So I’m reading this article about catcalls and how men make women feel uncomfortable with overt sexual advances:
A guy at a bar saying he wants to buy me a drink because I’m cute followed by a hand on my thigh. A business meeting where a man interrupts my discussion of the contract to inform me he thinks we would have great sex. A man standing on my lawn right outside my study window, watching me. A man standing beside me at a crowded bar, crossing his arms to hide his fingers as they reach toward me to caress my breast through my blouse.
It’s really easy to read this and sort of roll your eyes. Like, Jesus, these are just people who are demonstrating their attraction to you. Yes, they’re obviously coming on too strong and they should tone it down, but this attention is fundamentally positive. I can imagine a guy reading this and saying ‘I’d love it if a woman did that to me!’
You could compare this with gay male culture, in which explicit sexual advances are known as ‘small talk’. Getting this kind of attention from creepy old dudes is par for the Friday night course, and I never come home traumatized.
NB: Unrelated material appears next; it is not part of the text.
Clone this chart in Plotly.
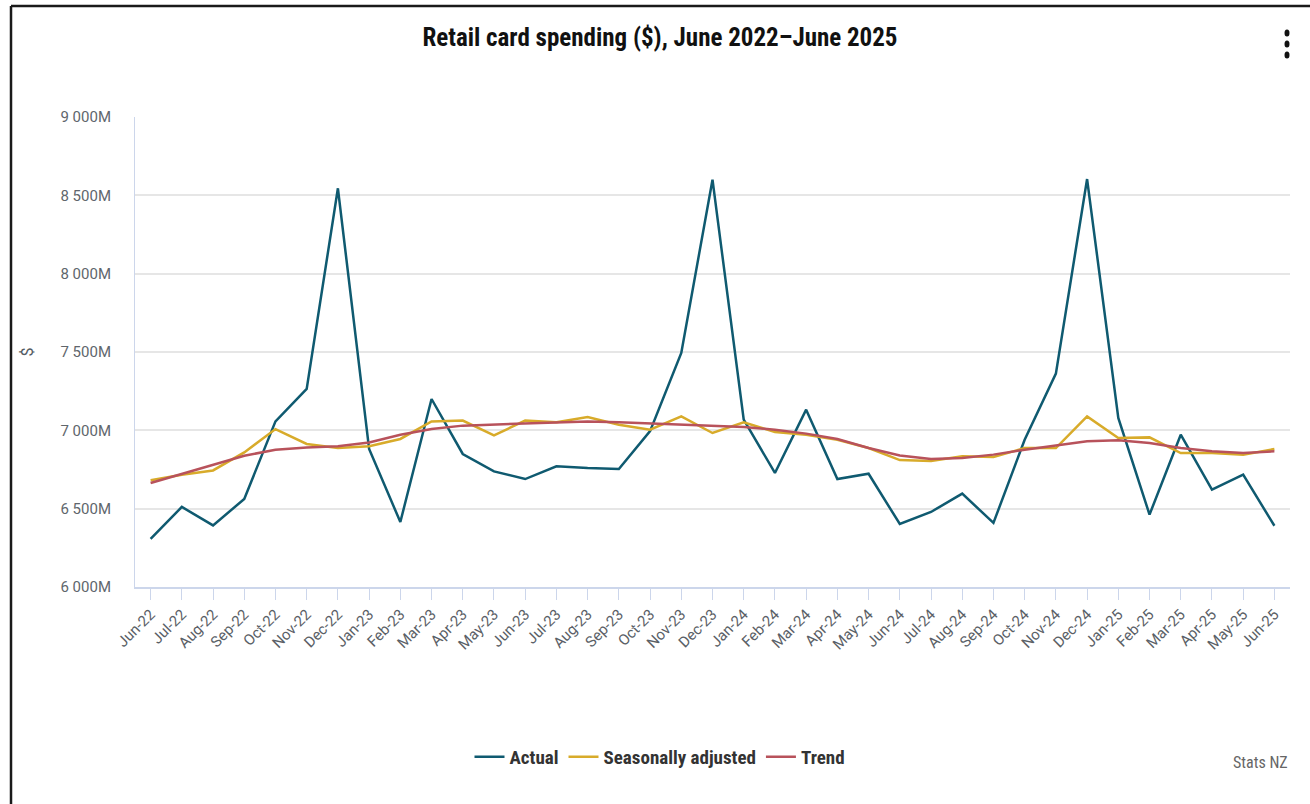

Can’t these women just get over it?
This is an objectively shitty attitude and, I imagine, one of the primary factors preventing this kind of low-grade sexual harassment from being taken seriously as a kind of bullying.
When I guy thinks ‘this wouldn’t bother me,’ he’s probably envisioning himself being aggressively pursued by a (probably decent-looking) female.
I think it would be instructive for men to instead imagine of a scenario in which they are aggressively tickled by a 300-pound bald man in a prison jumpsuit. ‘What, you don’t like this?’ he would say, picking you up and slinging you over his shoulder. ‘I’m just playing.’
It’s not the harassment itself that creates the anxiety for women. It’s the implied threat of violence. This is why muscled gay men over 6’4” should make it their duty to sexually harass fratboys at least once per week. For solidarity.